Reed further admitted to entering onto the DART line and placing a warning sign on the railway line at Glenageary on May 17, contrary to the Transport (Railway Infrastructure) Act, 2001.

Garda Sergeant Peadar McCann told the court the detonators make a loud bang when deployed, warning train drivers to make an emergency stop.

The court previously heard that Reed stole the detonators, the property of Irish Rail, after breaking into the train.

He was seen by railway staff placing a detonator on the railway line near Glenageary station and it was later removed.

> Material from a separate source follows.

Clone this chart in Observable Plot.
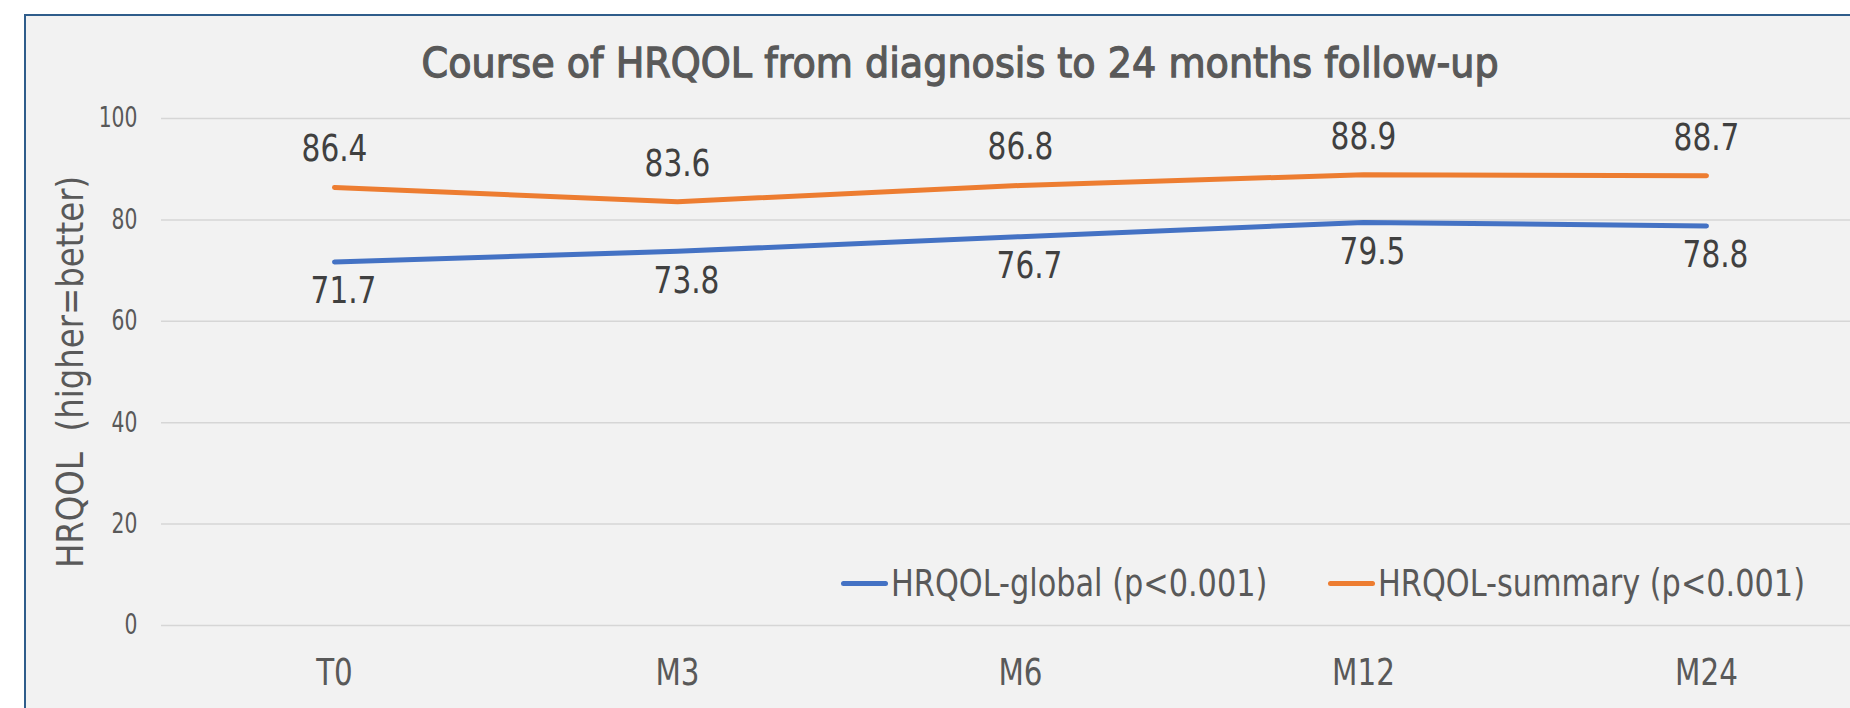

The defendant told the court that his grandfather was a train driver and he claimed his late father encouraged him to commit the practical joke.

APOLOGISED

Defence lawyer Kim Moloney said the defendant, who has never been in trouble before, had apologised for his behaviour, and now realises the seriousness of the offences.

Ms Moloney said Reed, who is unemployed and on social welfare, had brought €600 compensation to court.

Judge Reilly ordered the money should go to charity.

The judge told Reed his actions may have seemed like a funny prank, but rail accidents can be devastating, and Ireland is lucky that it has a very good safety record on the railways.